• [WHAT YOU SHOULD DO]:
Reproduce the listing word for word. Skip any image.

• [COLLECTED MATERIAL]:
· · ·
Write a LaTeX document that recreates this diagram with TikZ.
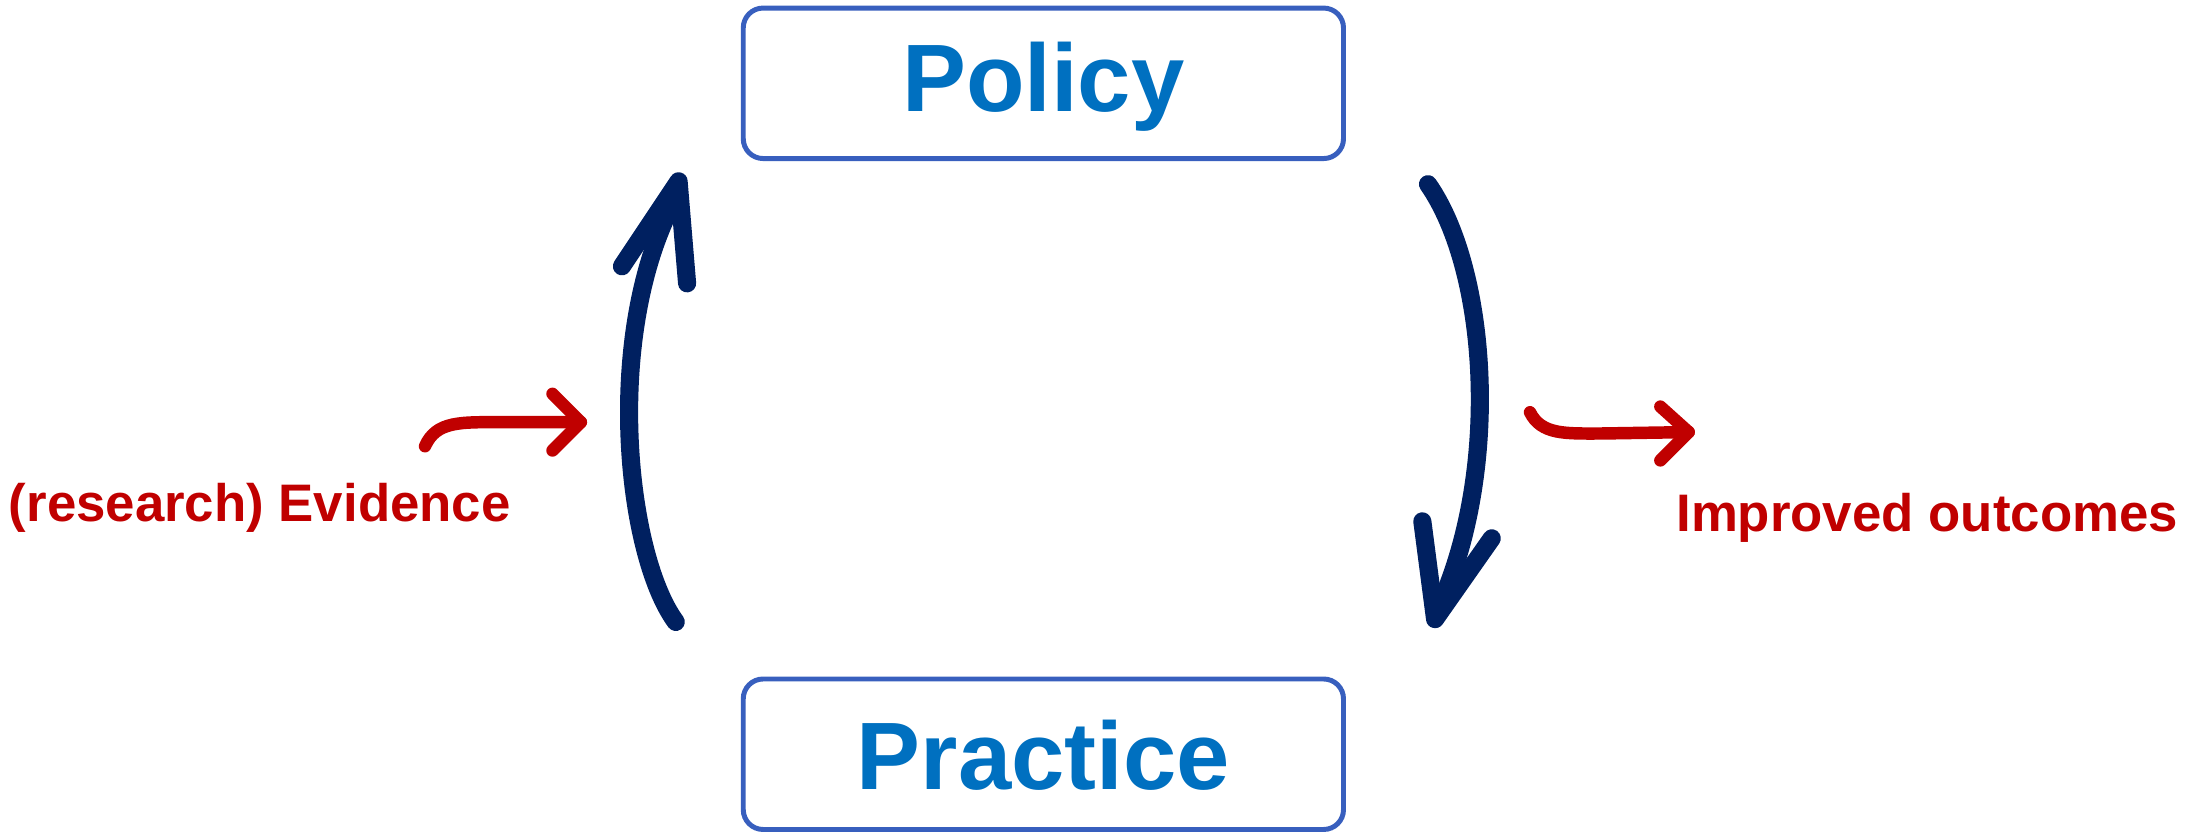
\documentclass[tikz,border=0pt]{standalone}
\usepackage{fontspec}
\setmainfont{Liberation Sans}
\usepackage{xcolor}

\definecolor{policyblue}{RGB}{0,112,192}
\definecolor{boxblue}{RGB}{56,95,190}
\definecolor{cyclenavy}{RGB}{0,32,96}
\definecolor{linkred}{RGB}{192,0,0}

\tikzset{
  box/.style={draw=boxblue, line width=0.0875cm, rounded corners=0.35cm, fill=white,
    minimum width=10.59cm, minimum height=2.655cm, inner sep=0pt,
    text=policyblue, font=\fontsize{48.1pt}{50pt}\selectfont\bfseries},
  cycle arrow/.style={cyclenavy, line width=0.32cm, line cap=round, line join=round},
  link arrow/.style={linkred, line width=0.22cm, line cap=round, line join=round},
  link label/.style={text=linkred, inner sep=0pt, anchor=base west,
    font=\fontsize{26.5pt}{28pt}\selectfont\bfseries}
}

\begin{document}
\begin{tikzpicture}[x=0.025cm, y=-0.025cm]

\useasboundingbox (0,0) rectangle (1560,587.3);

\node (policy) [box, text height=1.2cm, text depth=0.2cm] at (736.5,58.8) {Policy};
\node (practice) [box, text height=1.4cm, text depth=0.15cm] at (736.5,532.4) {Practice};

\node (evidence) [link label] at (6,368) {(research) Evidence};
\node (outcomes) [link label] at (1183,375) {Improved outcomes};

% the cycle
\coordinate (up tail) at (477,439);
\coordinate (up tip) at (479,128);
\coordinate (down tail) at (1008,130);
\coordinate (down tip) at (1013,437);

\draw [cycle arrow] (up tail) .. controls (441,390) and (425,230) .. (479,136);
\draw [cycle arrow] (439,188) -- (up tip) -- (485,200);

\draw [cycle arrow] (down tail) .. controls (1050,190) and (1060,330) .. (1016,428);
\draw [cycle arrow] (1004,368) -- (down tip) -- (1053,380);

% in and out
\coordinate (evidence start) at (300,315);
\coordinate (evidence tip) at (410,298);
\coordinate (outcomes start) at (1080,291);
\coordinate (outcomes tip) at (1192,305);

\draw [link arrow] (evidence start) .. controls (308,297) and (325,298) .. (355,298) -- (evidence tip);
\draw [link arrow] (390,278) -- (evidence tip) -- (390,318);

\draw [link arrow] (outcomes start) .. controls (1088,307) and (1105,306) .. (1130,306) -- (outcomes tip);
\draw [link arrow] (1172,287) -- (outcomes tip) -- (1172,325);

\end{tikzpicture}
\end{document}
· · ·
• [RESPONSE]:
Write a LaTeX document that recreates this diagram with TikZ.
\documentclass[tikz,border=0pt]{standalone}
\usepackage{fontspec}
\setmainfont{Liberation Sans}
\usepackage{xcolor}

\definecolor{policyblue}{RGB}{0,112,192}
\definecolor{boxblue}{RGB}{56,95,190}
\definecolor{cyclenavy}{RGB}{0,32,96}
\definecolor{linkred}{RGB}{192,0,0}

\tikzset{
  box/.style={draw=boxblue, line width=0.0875cm, rounded corners=0.35cm, fill=white,
    minimum width=10.59cm, minimum height=2.655cm, inner sep=0pt,
    text=policyblue, font=\fontsize{48.1pt}{50pt}\selectfont\bfseries},
  cycle arrow/.style={cyclenavy, line width=0.32cm, line cap=round, line join=round},
  link arrow/.style={linkred, line width=0.22cm, line cap=round, line join=round},
  link label/.style={text=linkred, inner sep=0pt, anchor=base west,
    font=\fontsize{26.5pt}{28pt}\selectfont\bfseries}
}

\begin{document}
\begin{tikzpicture}[x=0.025cm, y=-0.025cm]

\useasboundingbox (0,0) rectangle (1560,587.3);

\node (policy) [box, text height=1.2cm, text depth=0.2cm] at (736.5,58.8) {Policy};
\node (practice) [box, text height=1.4cm, text depth=0.15cm] at (736.5,532.4) {Practice};

\node (evidence) [link label] at (6,368) {(research) Evidence};
\node (outcomes) [link label] at (1183,375) {Improved outcomes};

% the cycle
\coordinate (up tail) at (477,439);
\coordinate (up tip) at (479,128);
\coordinate (down tail) at (1008,130);
\coordinate (down tip) at (1013,437);

\draw [cycle arrow] (up tail) .. controls (441,390) and (425,230) .. (479,136);
\draw [cycle arrow] (439,188) -- (up tip) -- (485,200);

\draw [cycle arrow] (down tail) .. controls (1050,190) and (1060,330) .. (1016,428);
\draw [cycle arrow] (1004,368) -- (down tip) -- (1053,380);

% in and out
\coordinate (evidence start) at (300,315);
\coordinate (evidence tip) at (410,298);
\coordinate (outcomes start) at (1080,291);
\coordinate (outcomes tip) at (1192,305);

\draw [link arrow] (evidence start) .. controls (308,297) and (325,298) .. (355,298) -- (evidence tip);
\draw [link arrow] (390,278) -- (evidence tip) -- (390,318);

\draw [link arrow] (outcomes start) .. controls (1088,307) and (1105,306) .. (1130,306) -- (outcomes tip);
\draw [link arrow] (1172,287) -- (outcomes tip) -- (1172,325);

\end{tikzpicture}
\end{document}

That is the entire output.